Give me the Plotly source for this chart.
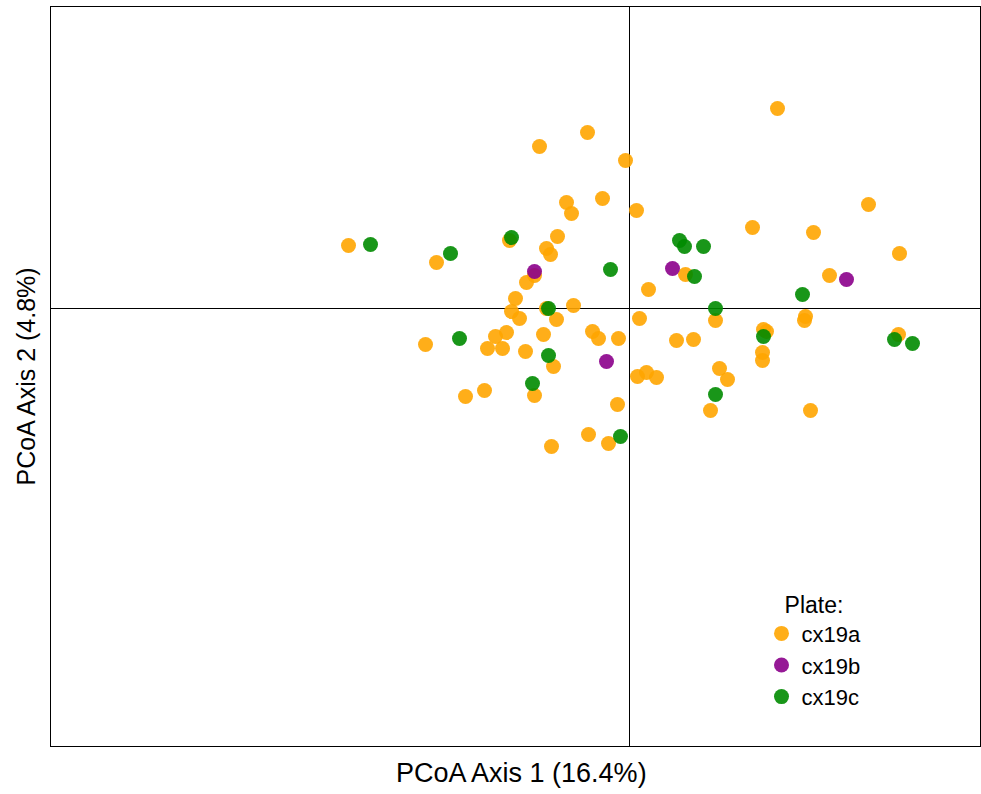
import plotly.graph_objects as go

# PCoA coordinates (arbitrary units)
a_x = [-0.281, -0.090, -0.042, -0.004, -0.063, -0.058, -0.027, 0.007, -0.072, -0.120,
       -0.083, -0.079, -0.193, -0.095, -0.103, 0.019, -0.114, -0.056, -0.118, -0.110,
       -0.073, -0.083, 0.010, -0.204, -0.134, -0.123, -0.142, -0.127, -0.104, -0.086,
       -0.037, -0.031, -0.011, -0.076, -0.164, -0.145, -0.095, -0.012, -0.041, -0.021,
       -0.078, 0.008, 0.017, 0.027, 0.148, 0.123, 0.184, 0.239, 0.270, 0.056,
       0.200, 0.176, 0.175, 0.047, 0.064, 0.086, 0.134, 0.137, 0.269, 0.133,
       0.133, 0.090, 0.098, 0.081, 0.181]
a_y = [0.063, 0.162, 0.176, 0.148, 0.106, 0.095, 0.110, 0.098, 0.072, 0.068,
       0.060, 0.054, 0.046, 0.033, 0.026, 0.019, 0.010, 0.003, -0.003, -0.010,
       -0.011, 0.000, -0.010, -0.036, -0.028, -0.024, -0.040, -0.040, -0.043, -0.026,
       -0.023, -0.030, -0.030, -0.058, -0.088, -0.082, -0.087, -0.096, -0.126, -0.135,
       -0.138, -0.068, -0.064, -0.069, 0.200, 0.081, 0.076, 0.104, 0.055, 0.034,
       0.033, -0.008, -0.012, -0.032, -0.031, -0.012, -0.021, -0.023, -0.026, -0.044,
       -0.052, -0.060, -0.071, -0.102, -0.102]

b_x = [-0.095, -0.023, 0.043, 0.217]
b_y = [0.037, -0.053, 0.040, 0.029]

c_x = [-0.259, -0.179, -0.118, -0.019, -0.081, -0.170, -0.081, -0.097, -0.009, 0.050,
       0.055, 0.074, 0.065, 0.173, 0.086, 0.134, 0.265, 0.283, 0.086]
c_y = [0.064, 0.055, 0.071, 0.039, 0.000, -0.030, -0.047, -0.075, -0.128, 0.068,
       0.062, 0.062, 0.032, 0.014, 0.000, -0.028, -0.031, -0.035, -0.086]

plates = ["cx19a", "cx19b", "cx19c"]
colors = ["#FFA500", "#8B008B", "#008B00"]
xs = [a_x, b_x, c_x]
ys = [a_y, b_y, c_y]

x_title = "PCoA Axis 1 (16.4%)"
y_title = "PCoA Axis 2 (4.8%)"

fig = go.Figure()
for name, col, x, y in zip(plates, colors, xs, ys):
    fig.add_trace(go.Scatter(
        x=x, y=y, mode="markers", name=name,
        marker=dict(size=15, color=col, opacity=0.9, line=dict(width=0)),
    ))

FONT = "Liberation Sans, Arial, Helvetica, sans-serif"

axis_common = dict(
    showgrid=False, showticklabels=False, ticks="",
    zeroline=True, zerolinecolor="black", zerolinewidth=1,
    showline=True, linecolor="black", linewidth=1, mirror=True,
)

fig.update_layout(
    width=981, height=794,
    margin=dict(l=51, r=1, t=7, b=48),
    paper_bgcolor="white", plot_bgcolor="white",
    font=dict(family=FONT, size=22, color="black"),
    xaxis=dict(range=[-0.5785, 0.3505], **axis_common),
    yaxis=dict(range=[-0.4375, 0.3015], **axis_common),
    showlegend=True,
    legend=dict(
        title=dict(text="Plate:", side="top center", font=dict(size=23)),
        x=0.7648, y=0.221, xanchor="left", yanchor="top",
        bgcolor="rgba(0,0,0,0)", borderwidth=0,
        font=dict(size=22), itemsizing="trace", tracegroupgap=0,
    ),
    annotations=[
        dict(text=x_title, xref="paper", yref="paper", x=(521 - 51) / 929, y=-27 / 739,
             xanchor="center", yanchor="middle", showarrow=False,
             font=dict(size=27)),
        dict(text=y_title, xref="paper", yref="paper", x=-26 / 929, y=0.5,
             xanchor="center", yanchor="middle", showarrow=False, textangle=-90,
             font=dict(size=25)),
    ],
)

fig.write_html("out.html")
######
● TASK DETAILS: Leave out the pictures and restate, word for word, the lines from the top of the data through the line containing "import plotly.graph_objects as go", both included.

● FINISHED TASK:
Give me the Plotly source for this chart.
import plotly.graph_objects as go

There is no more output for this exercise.